United States v. Karmue
841 F.3d 24
| 1st Cir. | 2016Background
- Kormahyah Karmue owned a tenement that was set on fire; he was indicted on multiple federal counts including conspiracy to commit arson (Count I), wire fraud, mail fraud, and theft of government funds. After pleading guilty to theft, he was tried and convicted on conspiracy, wire fraud, and mail fraud (acquitted on substantive arson).
- The government sought at trial to admit arson investigator Sean Reddy both as a fact witness and as an expert; the district court held a two-day Daubert hearing, which Karmue attended on day one but not on day two. Counsel objected to proceeding in Karmue’s absence.
- Post-trial, the government moved under Fed. R. Crim. P. 7(c)(2) to correct a statutory citation in the caption of Count I (from § 844(m) to § 844(n)); the magistrate granted the motion but the correction appeared only on co-defendant’s docket; the district court later formally corrected Karmue’s indictment prior to sentencing.
- Two days before sentencing Karmue filed a pro se letter alleging serious conflict with appointed counsel (West) and requested substitute counsel; West moved to withdraw. At sentencing the court conducted a colloquy with counsel and denied substitution, offering Karmue the choice of proceeding pro se or keeping West.

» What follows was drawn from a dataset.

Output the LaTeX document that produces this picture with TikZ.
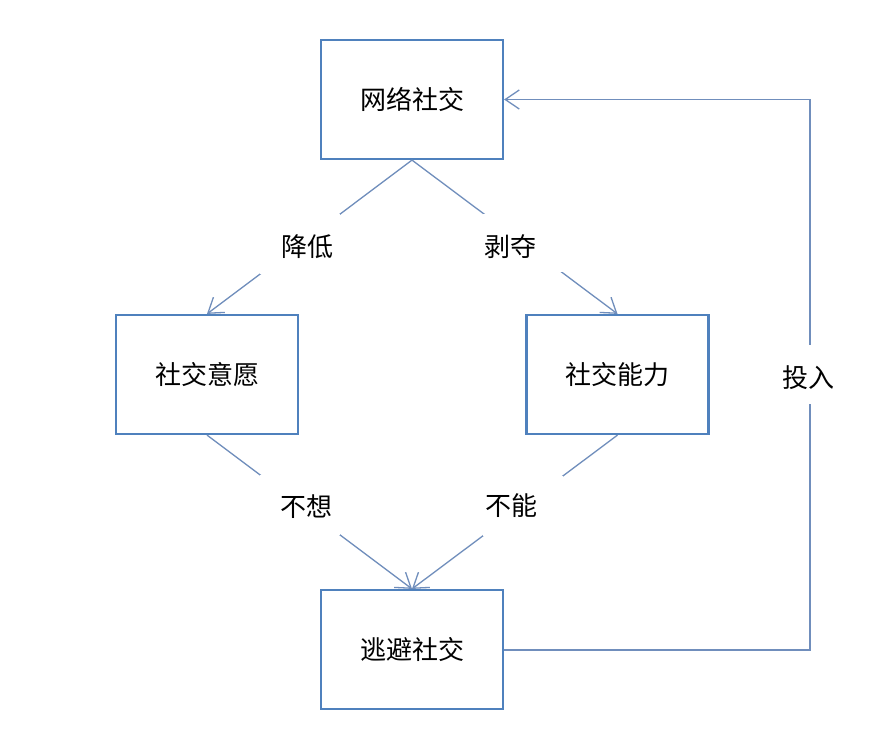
\documentclass[tikz,border=0pt]{standalone}
\usepackage{fontspec}
\newfontfamily\cjk{Noto Sans CJK SC}
\usetikzlibrary{arrows.meta}
\definecolor{boxblue}{RGB}{79,129,189}
\definecolor{lineblue}{RGB}{112,142,188}
\tikzset{
  box/.style={draw=boxblue, line width=2.2pt, fill=white, minimum width=182pt, minimum height=119pt, inner sep=0pt, font=\cjk\fontsize{26}{26}\selectfont},
  conn/.style={draw=lineblue, line width=1.3pt, -{Straight Barb[length=14pt,width=19pt,line width=1.3pt]}},
  gap/.style={fill=white, minimum width=80pt, minimum height=60pt, inner sep=0pt},
  labtext/.style={font=\cjk\fontsize{26}{26}\selectfont, inner sep=0pt}
}
\begin{document}
\begin{tikzpicture}[x=1pt,y=-1pt]
\useasboundingbox[fill=white] (0,0) rectangle (878,732);
\node[box] (net) at (412,99.5) {网络社交};
\node[box] (will) at (207,374.5) {社交意愿};
\node[box] (abil) at (617.5,374.5) {社交能力};
\node[box] (esc) at (412,649.5) {逃避社交};
\coordinate (br) at (810,650);
\coordinate (tr) at (810,99.5);
\draw[conn] (net.south) -- node[gap, pos=0.545, label={[labtext, xshift=7pt, yshift=-2.5pt]center:降低}] {} (will.north);
\draw[conn] (net.south) -- node[gap, pos=0.542, minimum height=58pt, label={[labtext, xshift=-13pt, yshift=-3pt]center:剥夺}] {} (abil.north);
\draw[conn] (will.south) -- node[gap, pos=0.452, label={[labtext, xshift=7pt, yshift=-1.5pt]center:不想}] {} (esc.north);
\draw[conn] (abil.south) -- node[gap, pos=0.458, label={[labtext, xshift=-12pt, yshift=-0.5pt]center:不能}] {} (esc.north);
\draw[conn] (esc.east |- br) -- (br) -- node[gap, minimum height=59pt, label={[labtext, xshift=-2pt, yshift=-2.5pt]center:投入}] {} (tr) -- (net.east);
\end{tikzpicture}
\end{document}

- Karmue appealed, raising three principal claims: (1) district court erred by conducting the Daubert hearing in his absence (Sixth Amendment Confrontation Clause, Due Process, Rule 43), (2) post-trial correction of the indictment citation prejudiced him, and (3) district court erred by refusing to appoint new counsel at sentencing.
Issues
| Issue | Karmue's Argument | Government's Argument | Held |
|---|---|---|---|
| 1) Conducting portion of Daubert hearing in defendant's absence (Confrontation / Due Process / Rule 43) | Absence violated Sixth Amendment confrontation, Due Process right to be present, and Rule 43 | Any error was harmless; Daubert ruling supported by record; Rule 43 and Stincer do not mandate presence for such pretrial hearings | Affirmed — even if Confrontation or Due Process applied, any error was harmless beyond a reasonable doubt; plain-error review on other claims failed (no clear error or prejudice) |
| 2) Post-trial correction of statutory citation in Count I under Rule 7(c)(2) | Correction after trial was improper and prejudiced his decision to go to trial (changed exposure via mandatory minimum) | Caption mistake was patent; indictment text and other filings put defense on notice of correct statute; no prejudice | Affirmed — no reversible error because defendant was not misled and suffered no prejudice |
| 3) Denial of substitution of counsel at sentencing | Court should have appointed new counsel given alleged breakdown and motion to withdraw by counsel | District court adequately inquired, counsel stated ability to proceed, motion untimely and rooted in trial-strategy disputes; no abuse of discretion | Affirmed — district court did not abuse discretion in denying substitution |
Key Cases Cited
- Daubert v. Merrell Dow Pharms., 509 U.S. 579 (1993) (standard for admissibility of expert testimony)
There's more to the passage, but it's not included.